La destruction mène à la création, assument-ils. L’alchimie ne donne-t-elle pas à passer d’un état à l’autre ? Après tout ils ont bien détruit leur premier projet, Holy Machine… Détruire pour créer : principe espérance et contenant une violence, énergie rentrée et qui se meut dans ces chansons aux reflets acoustiques aérés, pour ne pas dire aériens.
Quelque chose touche profondément dans ce neofolk parisien. Sa simplicité en même temps que sa force d’esprit. Réverbération qui auréole les voix, litanies qui touchent au cœur sans jamais s’encombrer de manières. La narration contient pulpe noire, et l’on ressent très fort une unité de groupe sur Wasteland : les chansons de ce deuxième album coulent comme une rivière. Tout est pesé, posé. Le dépouillement des chansons leur donne leur beauté et ce n’est sans doute pas pour rien s’ils ont partagé la scène avec des gens comme :Of The Wand & The Moon:. La force principale de Vesperal est donc, sans doute, dans l’apparence simple des choses. Prenez ces aplats minimaux qui épaississent le final du titre éponyme. Qui ne serait pas touché par ça ? Ne pas se tromper, néanmoins : la simplicité est souvent le contraire de ce qu’elle paraît. Rien de facile là-dedans, le contraire de la gratuité. Étaler au fond, rien de plus simple si l’on sait faire. Parvenir à l’ossature, l’essentiel : voilà le vrai travail.
Et Vesperal réussit un petit tour de force : coucher des mélodies qui, non contentes d’être fortes, ont force de proposition poétique. Le groupe est attaché aux sons anciens, à la vibration du vivant : le fait que des humains soient à la source. Le recours aux outils modernes pourra éventuellement servir cette vibration et un feeling aux racines enfouies, dirons-nous, dans les années 1980. Mais leur méfiance, pour ne pas dire leur rejet de la primauté des filtres, fait loi en ces paysages. Des gens de leur sérail artistique (les Toulousains Solventis ou encore Lisieux, dont un nouvel EP sort sur Steelwork Maschine) peuvent être perçus comme tenants d’une école voisine. Une espèce de famille, dont certains membres participent à la nouvelle aventure. Lisieux apparaît sur "The Poacher".

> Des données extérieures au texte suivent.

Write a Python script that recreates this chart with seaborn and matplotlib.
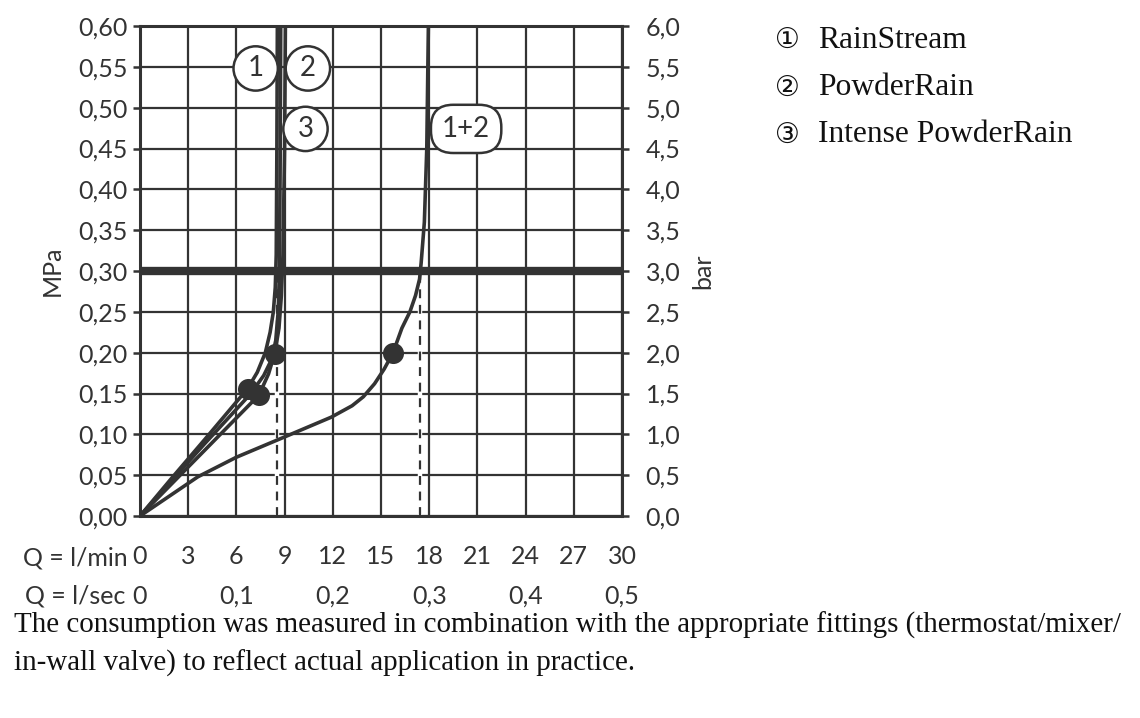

Dans son mode opératoire comme dans certaines des valeurs qu’il met en œuvre dans l’expression musicale, Vesperal s’inscrit à contre-courant tout en suivant un instinct. Quand bien même le cristal acoustique éparpille ses éclats sur Wasteland et forme paysage neofolk, on n’a pas le sentiment qu’ils entendent passer par les chemins obligés. Tracer sillon, exister, affirmer identité de groupe : c’est ce qui se passe. Rassérénant. Les chansons se retiennent, le viscéral les motive et trouve un début d’explication dans l’entrevue donnée pour le premier album, fin 2017, au webzine Mithra Temple. Où mieux saisir les origines de cette "vision morose du monde" et ce sentiment qui imprègne encore et toujours à l’écoute de Wasteland : ces mélodies sont celle d’une nuit qui tombe, fruits de la perception d’un monde en déclin. Elles témoignent d’un ressenti et leur enveloppe, quoique charnelle, a une portée anxiogène.
Vesperal, après Conqueror Of Emptiness (2017), a pour lui d’avoir su confirmer son potentiel sur deux formats longs. Le stade de l’essai est largement dépassé, une identité s’affirme. L’éther baigne les guitares mais ce bain n’est pas pure austérité : le son déploie une sensualité. Il en résulte une collection en clair-obscur, un sentiment de complétude passée par une étape de conscientisation de l’état du monde. Rien à jeter. Un bijou.